Fiquei deveras surpreendido com o elevado número de leituras
que mereceu o meu último convívio convosco, não obstante o título que, à
primeira vista, tornava-o antipático e, no mínimo, indigesto. Apreciei as
várias partilhas do texto, os comentários, sobretudo o do Dr. Gaudêncio
Figueira que destacou um parágrafo que, porventura, tenha passado liminarmente
desapercebido, o qual sublinhava o pesado encargo financeiro e logístico que
impenderia sobre Francisco Papa se acaso tivesse o temão governativo de um eventual
país de acolhimento. É verdade, mas também não é menos verdade que, perante a
tradição imperialista do Pontificado Romano, recai sobre os ombros do actual
Pontífice uma hecatombe de insinuações, impropérios e ameaças, vindas dos
quadrantes político-religiosos auto-proclamados defensores acérrimos da pureza
evangélica do “Depósito da Fé” - sofisticado disfarce de um passado faustoso do
empório vaticano. Veja-se o recente duelo verbal de dois cardeais da Cúria
Romana: o cardeal W.Kasper, ao lado de Francisco e, em arrepiante contraste, o
cardeal Gehrard Muller, ainda por cima, coroado como supremo titular do Sagrado
Tribunal da Doutrina da Fé Católica.
Mas, de entre os contundentes aleives que
os detractores do Papa lhe lançam em rosto, o mais capcioso é o de acusá-lo do mais rasteiro populismo. Só
lhes falta apropriar-se abusivamente de
Karl Marx e dizer que o Papa Francisco “é o ópio do povo”. Interroguemo-nos
olhos nos olhos: Será Francisco um Papa populista? … É a questão que, muito
judiciosamente, põe Jorge Bustos , na secção “La Ultima Coluna” de “EL MUNDO”,
contradizendo “a ideologia liberal que o acusa de peronismo jesuítico”.
Reflictamos.
O populismo tem por objectivo
dissimulado a conquista do poder e, daí, a implantação do autoritarismo. Um
outro escritor, Jean-Marie Colomban define que a “estratégia populista alimenta a necessidade de um salvador, a
urgência de um ‘super-herói’ que, uma vez no poder, usa e abusa de todos os
meios belicistas para implantar um regime de ditadura”. Casos não nos faltam,
todos somados no protótipo mais execrável do sargento Hitler que, começando
pelas bases populares, manejou habilmente a ideia patriótica do nacionalismo alemão, até desembocar no monstruoso regime nazi. Comparar o bispo argentino Georgio Bergoglio ao
ditador populista dos fornos crematórios é o mesmo que chamar luz às trevas -- e
às trevas chamar luz. Quem será capaz de encontrar no humilde trato, sensível e
humano, do pré-octogenário Francisco as
tentaculares ambições do domínio temporal de muitos Papas que o antecederam?...

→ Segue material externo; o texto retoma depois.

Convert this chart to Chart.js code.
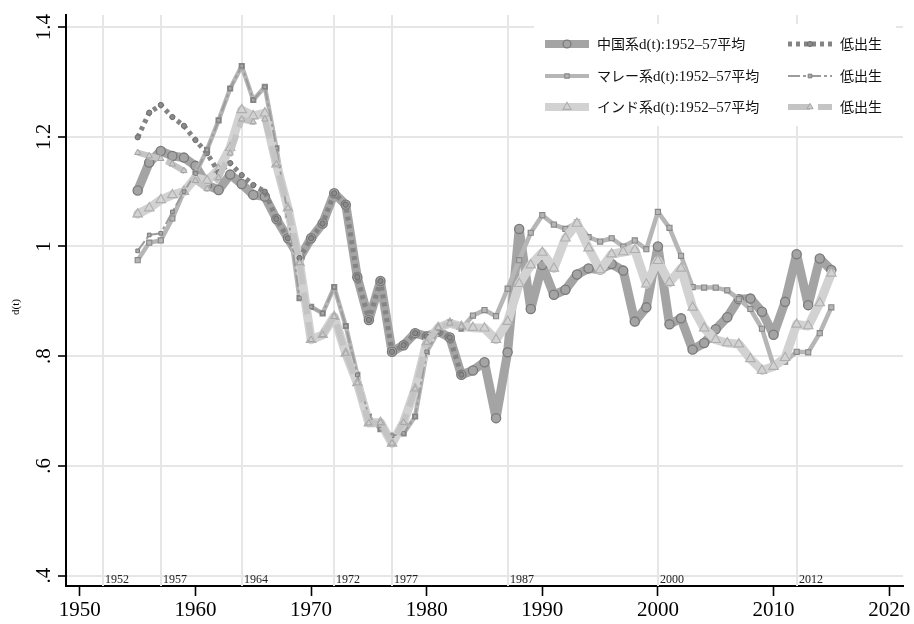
<!DOCTYPE html>
<html>
<head>
<meta charset="utf-8">
<script src="https://cdn.jsdelivr.net/npm/chart.js@4/dist/chart.umd.min.js"></script>
<style>
  html, body { margin: 0; padding: 0; background: #ffffff; }
  #wrap { width: 914px; height: 624px; }
</style>
</head>
<body>
<div id="wrap"><canvas id="c" width="914" height="624"></canvas></div>
<script>
// Years covered by the main series
const years = [
  1955, 1956, 1957, 1958, 1959, 1960, 1961, 1962, 1963, 1964,
  1965, 1966, 1967, 1968, 1969, 1970, 1971, 1972, 1973, 1974,
  1975, 1976, 1977, 1978, 1979, 1980, 1981, 1982, 1983, 1984,
  1985, 1986, 1987, 1988, 1989, 1990, 1991, 1992, 1993, 1994,
  1995, 1996, 1997, 1998, 1999, 2000, 2001, 2002, 2003, 2004,
  2005, 2006, 2007, 2008, 2009, 2010, 2011, 2012, 2013, 2014, 2015
];
// Years covered by the low-birth series
const lowYears = [
  1955, 1956, 1957, 1958, 1959, 1960, 1961, 1962, 1963, 1964,
  1965, 1966, 1967, 1968, 1969, 1970, 1971, 1972, 1973, 1974,
  1975, 1976, 1977, 1978, 1979, 1980, 1981, 1982, 1983
];

// d(t) relative to the 1952–57 average
const chineseMain = [
  1.102, 1.153, 1.174, 1.165, 1.162, 1.147, 1.112, 1.103, 1.131, 1.114,
  1.094, 1.091, 1.050, 1.015, 0.979, 1.015, 1.042, 1.097, 1.076, 0.944,
  0.866, 0.937, 0.808, 0.820, 0.842, 0.836, 0.845, 0.834, 0.766, 0.774,
  0.789, 0.687, 0.807, 1.032, 0.886, 0.966, 0.912, 0.921, 0.949, 0.960,
  0.958, 0.968, 0.956, 0.863, 0.889, 1.000, 0.858, 0.869, 0.812, 0.824,
  0.849, 0.871, 0.904, 0.905, 0.881, 0.839, 0.899, 0.986, 0.893, 0.978, 0.957
];
const malayMain = [
  0.975, 1.007, 1.011, 1.051, 1.100, 1.133, 1.176, 1.230, 1.288, 1.329,
  1.267, 1.291, 1.179, 1.057, 0.906, 0.890, 0.878, 0.926, 0.855, 0.766,
  0.690, 0.667, 0.655, 0.659, 0.690, 0.808, 0.845, 0.862, 0.850, 0.874,
  0.884, 0.873, 0.923, 0.975, 1.025, 1.057, 1.040, 1.032, 1.044, 1.017,
  1.009, 1.015, 1.000, 1.011, 0.995, 1.063, 1.034, 0.983, 0.926, 0.925,
  0.925, 0.920, 0.904, 0.886, 0.850, 0.783, 0.790, 0.808, 0.807, 0.842, 0.889
];
const indianMain = [
  1.059, 1.070, 1.085, 1.094, 1.100, 1.125, 1.120, 1.140, 1.180, 1.249,
  1.238, 1.243, 1.150, 1.070, 0.970, 0.830, 0.839, 0.872, 0.805, 0.751,
  0.678, 0.679, 0.641, 0.679, 0.740, 0.825, 0.852, 0.860, 0.854, 0.852,
  0.851, 0.830, 0.863, 0.932, 0.966, 0.989, 0.960, 1.015, 1.042, 0.997,
  0.957, 0.986, 0.990, 0.994, 0.931, 0.974, 0.934, 0.960, 0.889, 0.851,
  0.830, 0.824, 0.822, 0.795, 0.774, 0.781, 0.797, 0.858, 0.855, 0.897, 0.951
];

// d(t) for the low-birth variant
const chineseLow = [
  1.199, 1.244, 1.258, 1.236, 1.220, 1.194, 1.170, 1.135, 1.152, 1.130,
  1.112, 1.100, 1.050, 1.015, 0.979, 1.015, 1.042, 1.097, 1.076, 0.944,
  0.866, 0.937, 0.808, 0.820, 0.842, 0.836, 0.845, 0.834, 0.766
];
const malayLow = [
  0.992, 1.021, 1.024, 1.063, 1.100, 1.133, 1.176, 1.230, 1.288, 1.329,
  1.267, 1.291, 1.179, 1.057, 0.906, 0.890, 0.878, 0.926, 0.855, 0.766,
  0.690, 0.667, 0.655, 0.659, 0.690, 0.808, 0.845, 0.862, 0.850
];
const indianLow = [
  1.171, 1.165, 1.160, 1.150, 1.138, 1.120, 1.105, 1.125, 1.170, 1.232,
  1.227, 1.232, 1.150, 1.070, 0.970, 0.830, 0.839, 0.872, 0.805, 0.751,
  0.678, 0.679, 0.641, 0.679, 0.740, 0.825, 0.852, 0.860, 0.854
];

// Axis ticks and labels
const xTicks = [1950, 1960, 1970, 1980, 1990, 2000, 2010, 2020];
const yTicks = [0.4, 0.6, 0.8, 1.0, 1.2, 1.4];
const yTickLabels = ['.4', '.6', '.8', '1', '1.2', '1.4'];
const yTitle = 'd(t)';

// Reference years marked with vertical lines
const eventYears = [1952, 1957, 1964, 1972, 1977, 1987, 2000, 2012];

// Legend entries
const legendMain = [
  ['中国系', 'd(t):1952–57', '平均'],
  ['マレー系', 'd(t):1952–57', '平均'],
  ['インド系', 'd(t):1952–57', '平均']
];
const legendLow = '低出生';

const SERIF = "'Liberation Serif', 'Times New Roman', serif";
const CJK = "'Noto Sans CJK JP', 'Noto Sans CJK SC', sans-serif";

// Visual styles for each series
const styles = {
  chineseMain: { color: '#a4a4a4', width: 9, dash: [], point: 'circle', r: 4.6, pb: '#7a7a7a', pf: '#a4a4a4', pw: 1.3 },
  malayMain:   { color: '#b6b6b6', width: 4.5, dash: [], point: 'rect', r: 3.6, pb: '#888888', pf: '#b6b6b6', pw: 1.1 },
  indianMain:  { color: '#d2d2d2', width: 9, dash: [], point: 'triangle', r: 5.5, pb: '#aeaeae', pf: '#d2d2d2', pw: 1.1 },
  chineseLow:  { color: '#848484', width: 5, dash: [4, 4], point: 'circle', r: 2.6, pb: '#6e6e6e', pf: '#8a8a8a', pw: 1 },
  malayLow:    { color: '#9c9c9c', width: 2, dash: [12, 3, 3, 3], point: 'rect', r: 2.6, pb: '#7c7c7c', pf: '#a8a8a8', pw: 1 },
  indianLow:   { color: '#c4c4c4', width: 6, dash: [22, 8], point: 'triangle', r: 3.6, pb: '#a4a4a4', pf: '#cccccc', pw: 1 }
};

function toPoints(xs, ys) {
  return xs.map((x, i) => ({ x: x, y: ys[i] }));
}

function makeDataset(label, xs, ys, s, order) {
  return {
    label: label,
    data: toPoints(xs, ys),
    borderColor: s.color,
    borderWidth: s.width,
    borderDash: s.dash,
    borderJoinStyle: 'round',
    borderCapStyle: s.dash.length ? 'butt' : 'round',
    fill: false,
    tension: 0,
    pointStyle: s.point,
    pointRadius: s.r,
    pointHoverRadius: s.r,
    pointBorderColor: s.pb,
    pointBackgroundColor: s.pf,
    pointBorderWidth: s.pw,
    order: order
  };
}

// Vertical reference lines with small year labels
const eventLinesPlugin = {
  id: 'eventLines',
  beforeDatasetsDraw(chart) {
    const { ctx, chartArea, scales } = chart;
    ctx.save();
    ctx.strokeStyle = '#e6e6e6';
    ctx.lineWidth = 2;
    eventYears.forEach(yr => {
      const px = Math.round(scales.x.getPixelForValue(yr));
      ctx.beginPath();
      ctx.moveTo(px, chartArea.top);
      ctx.lineTo(px, chartArea.bottom);
      ctx.stroke();
    });
    ctx.fillStyle = '#222222';
    ctx.font = '12px ' + SERIF;
    ctx.textAlign = 'left';
    ctx.textBaseline = 'alphabetic';
    eventYears.forEach(yr => {
      const px = Math.round(scales.x.getPixelForValue(yr));
      ctx.fillText(String(yr), px + 2, chartArea.bottom - 3);
    });
    ctx.restore();
  }
};

// Rotated y tick labels, axis title and the legend box
const overlayPlugin = {
  id: 'overlay',
  afterDraw(chart) {
    const { ctx, scales } = chart;
    ctx.save();
    ctx.fillStyle = '#000000';
    ctx.font = '21px ' + SERIF;
    ctx.textAlign = 'center';
    ctx.textBaseline = 'middle';
    yTicks.forEach((v, i) => {
      const py = scales.y.getPixelForValue(v);
      ctx.save();
      ctx.translate(44, py);
      ctx.rotate(-Math.PI / 2);
      ctx.fillText(yTickLabels[i], 0, 0);
      ctx.restore();
    });
    ctx.font = '11px ' + SERIF;
    ctx.save();
    ctx.translate(16, 307);
    ctx.rotate(-Math.PI / 2);
    ctx.fillText(yTitle, 0, 0);
    ctx.restore();
    ctx.restore();

    drawLegend(ctx);
  }
};

function drawMarker(ctx, kind, x, y, r, stroke, fill, lw) {
  ctx.save();
  ctx.setLineDash([]);
  ctx.fillStyle = fill;
  ctx.strokeStyle = stroke;
  ctx.lineWidth = lw;
  ctx.beginPath();
  if (kind === 'circle') {
    ctx.arc(x, y, r, 0, Math.PI * 2);
  } else if (kind === 'rect') {
    const h = r * Math.SQRT1_2;
    ctx.rect(x - h, y - h, 2 * h, 2 * h);
  } else {
    const a = Math.PI / 2;
    for (let k = 0; k < 3; k++) {
      const ang = -a + k * (2 * Math.PI / 3);
      const px = x + r * Math.cos(ang), py = y + r * Math.sin(ang);
      if (k === 0) ctx.moveTo(px, py); else ctx.lineTo(px, py);
    }
    ctx.closePath();
  }
  ctx.fill();
  ctx.stroke();
  ctx.restore();
}

function drawKey(ctx, x0, x1, y, s, widthScale, markerScale) {
  ctx.save();
  ctx.strokeStyle = s.color;
  ctx.lineWidth = s.width * widthScale;
  ctx.setLineDash(s.dash);
  ctx.lineCap = 'butt';
  ctx.beginPath();
  ctx.moveTo(x0, y);
  ctx.lineTo(x1, y);
  ctx.stroke();
  ctx.restore();
  drawMarker(ctx, s.point, (x0 + x1) / 2, y, s.r * markerScale, s.pb, s.pf, s.pw);
}

function drawLegend(ctx) {
  ctx.save();
  ctx.fillStyle = '#ffffff';
  ctx.fillRect(534, 24, 362, 102);
  const rows = [44, 76, 107];
  const mainStyles = [styles.chineseMain, styles.malayMain, styles.indianMain];
  const lowStyles = [styles.chineseLow, styles.malayLow, styles.indianLow];
  rows.forEach((y, i) => {
    drawKey(ctx, 545, 589, y, mainStyles[i], 0.9, 0.85);
    drawKey(ctx, 788, 832, y, lowStyles[i], 1, 1);
    let x = 597;
    ctx.fillStyle = '#111111';
    ctx.textAlign = 'left';
    ctx.textBaseline = 'middle';
    legendMain[i].forEach((seg, k) => {
      ctx.font = (k === 1 ? '15px ' + SERIF : '14px ' + CJK);
      ctx.fillText(seg, x, y + (k === 1 ? 1 : 0));
      x += ctx.measureText(seg).width;
    });
    ctx.font = '14px ' + CJK;
    ctx.fillText(legendLow, 840, y);
  });
  ctx.restore();
}

const chart = new Chart(document.getElementById('c'), {
  type: 'line',
  data: {
    datasets: [
      makeDataset('中国系d(t):1952–57平均', years, chineseMain, styles.chineseMain, 6),
      makeDataset('マレー系d(t):1952–57平均', years, malayMain, styles.malayMain, 5),
      makeDataset('インド系d(t):1952–57平均', years, indianMain, styles.indianMain, 4),
      makeDataset('中国系 低出生', lowYears, chineseLow, styles.chineseLow, 3),
      makeDataset('マレー系 低出生', lowYears, malayLow, styles.malayLow, 2),
      makeDataset('インド系 低出生', lowYears, indianLow, styles.indianLow, 1)
    ]
  },
  options: {
    responsive: false,
    animation: false,
    devicePixelRatio: 1,
    layout: { padding: { top: 15, right: 11, left: 0, bottom: 0 } },
    plugins: { legend: { display: false }, tooltip: { enabled: false } },
    scales: {
      x: {
        type: 'linear',
        min: 1948.8,
        max: 2021.2,
        afterBuildTicks: s => { s.ticks = xTicks.map(v => ({ value: v })); },
        afterFit: s => { s.height = 38; },
        ticks: {
          autoSkip: false,
          maxRotation: 0,
          padding: 2,
          color: '#000000',
          font: { family: SERIF, size: 21 },
          callback: v => String(v)
        },
        grid: { drawOnChartArea: false, drawTicks: true, tickLength: 10, tickColor: '#000000', tickWidth: 1.6 },
        border: { display: true, color: '#000000', width: 2 }
      },
      y: {
        type: 'linear',
        min: 0.381,
        max: 1.422,
        afterBuildTicks: s => { s.ticks = yTicks.map(v => ({ value: v })); },
        afterFit: s => { s.width = 66; },
        ticks: { display: false },
        grid: { color: '#e6e6e6', lineWidth: 2, drawTicks: true, tickLength: 8, tickColor: '#000000', tickWidth: 1.6 },
        border: { display: true, color: '#000000', width: 2 }
      }
    }
  },
  plugins: [eventLinesPlugin, overlayPlugin]
});
</script>
</body>
</html>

Que ganhou ele com o combate ao sacrílego Banco do Vaticano e toda a chusma de
cardeais e banqueiros que aí lavavam dinheiro sujo?... Que reino pretenderá ele erguer ao tocar com
as próprias mãos as chagas que a “economia que mata” abriu no corpo exangue de
milhões de seres humanos?...
Está nos seus antípodas qualquer
tentação de autoritarismo ou vanglória mundana. Nem sequer o move a
teatralidade congénita de João Paulo II, ídolo das multidões e delas pendente até ao
último suspiro. Tenho para mim que Francisco Papa mais ama a intimidade directa, coração-a-coração, do
que a hipnose colectiva das
manifestações a perder de vista. Ele, sim, o Irmão-Homem dos Afectos, o
apaixonado seduzido pelas periferias, claramente avesso aos protocolos presidenciais dos
poderes do mundo. E se, pontualmente, os aceita, é porque ainda não chegou a
sua hora de renunciar ao Estado do Vaticano. Um dia chegará!
Termino com a mesma conclusão do
articulista citado: “Os que acusam o Papa Francisco de populismo ignoram que
Jesus Cristo protagonizou tantas cenas que poderiam classificar-se de populistas, como curar doentes, multiplicar
pães e peixes…E os que lhe exigem maior rigor teológico esquecem a prioridade
que o Fundador da sua Fé dedicou aos deserdados da terra”.